* DATASET EXCERPT:
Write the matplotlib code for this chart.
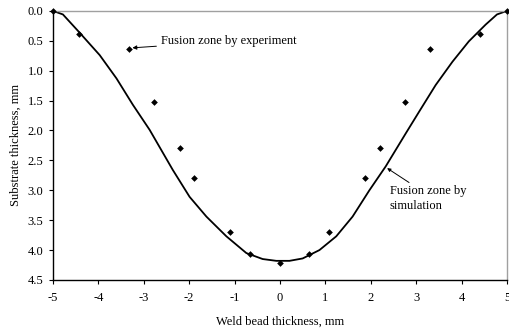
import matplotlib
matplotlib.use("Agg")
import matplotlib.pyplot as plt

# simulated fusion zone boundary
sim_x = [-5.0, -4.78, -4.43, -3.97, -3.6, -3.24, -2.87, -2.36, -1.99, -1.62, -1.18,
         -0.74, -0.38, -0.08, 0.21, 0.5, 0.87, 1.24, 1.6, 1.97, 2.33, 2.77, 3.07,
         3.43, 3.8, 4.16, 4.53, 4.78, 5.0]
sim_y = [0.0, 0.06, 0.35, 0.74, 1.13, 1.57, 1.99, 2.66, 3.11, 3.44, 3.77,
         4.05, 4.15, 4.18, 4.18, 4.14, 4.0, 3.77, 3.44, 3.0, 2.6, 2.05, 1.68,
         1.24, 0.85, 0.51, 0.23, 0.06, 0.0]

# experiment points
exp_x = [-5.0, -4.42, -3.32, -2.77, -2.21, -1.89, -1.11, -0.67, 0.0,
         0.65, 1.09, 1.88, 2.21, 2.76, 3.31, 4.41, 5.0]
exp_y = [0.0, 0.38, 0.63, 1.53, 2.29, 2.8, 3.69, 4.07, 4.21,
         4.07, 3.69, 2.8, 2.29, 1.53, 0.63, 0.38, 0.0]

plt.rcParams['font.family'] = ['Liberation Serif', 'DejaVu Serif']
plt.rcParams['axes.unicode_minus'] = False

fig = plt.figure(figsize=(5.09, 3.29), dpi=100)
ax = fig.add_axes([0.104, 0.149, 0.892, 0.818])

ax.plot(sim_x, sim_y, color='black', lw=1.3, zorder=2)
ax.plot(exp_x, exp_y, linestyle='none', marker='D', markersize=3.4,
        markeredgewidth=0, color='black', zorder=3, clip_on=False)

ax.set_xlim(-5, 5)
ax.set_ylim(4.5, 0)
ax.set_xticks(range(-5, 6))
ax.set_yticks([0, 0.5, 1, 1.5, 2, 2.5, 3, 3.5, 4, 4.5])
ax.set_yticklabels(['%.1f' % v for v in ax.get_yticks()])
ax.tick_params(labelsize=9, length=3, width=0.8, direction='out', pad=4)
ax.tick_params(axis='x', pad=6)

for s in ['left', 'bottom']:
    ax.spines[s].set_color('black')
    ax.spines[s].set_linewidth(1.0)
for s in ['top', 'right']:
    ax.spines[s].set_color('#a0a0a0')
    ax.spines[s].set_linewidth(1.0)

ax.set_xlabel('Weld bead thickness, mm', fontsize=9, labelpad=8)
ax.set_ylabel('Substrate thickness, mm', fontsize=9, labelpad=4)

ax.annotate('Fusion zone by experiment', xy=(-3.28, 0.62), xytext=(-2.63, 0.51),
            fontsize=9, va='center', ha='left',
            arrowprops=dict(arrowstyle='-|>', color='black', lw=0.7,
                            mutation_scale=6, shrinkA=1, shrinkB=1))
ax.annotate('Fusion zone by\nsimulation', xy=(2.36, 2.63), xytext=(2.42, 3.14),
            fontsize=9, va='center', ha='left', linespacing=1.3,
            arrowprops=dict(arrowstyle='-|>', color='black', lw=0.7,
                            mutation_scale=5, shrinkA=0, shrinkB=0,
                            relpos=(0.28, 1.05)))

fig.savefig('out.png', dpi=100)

* YOUR OBJECTIVE: Transcribe exactly, with no pictures, the lines running from the first line of the material through the line holding "import matplotlib.pyplot as plt".

* FINAL RESULT:
Write the matplotlib code for this chart.
import matplotlib
matplotlib.use("Agg")
import matplotlib.pyplot as plt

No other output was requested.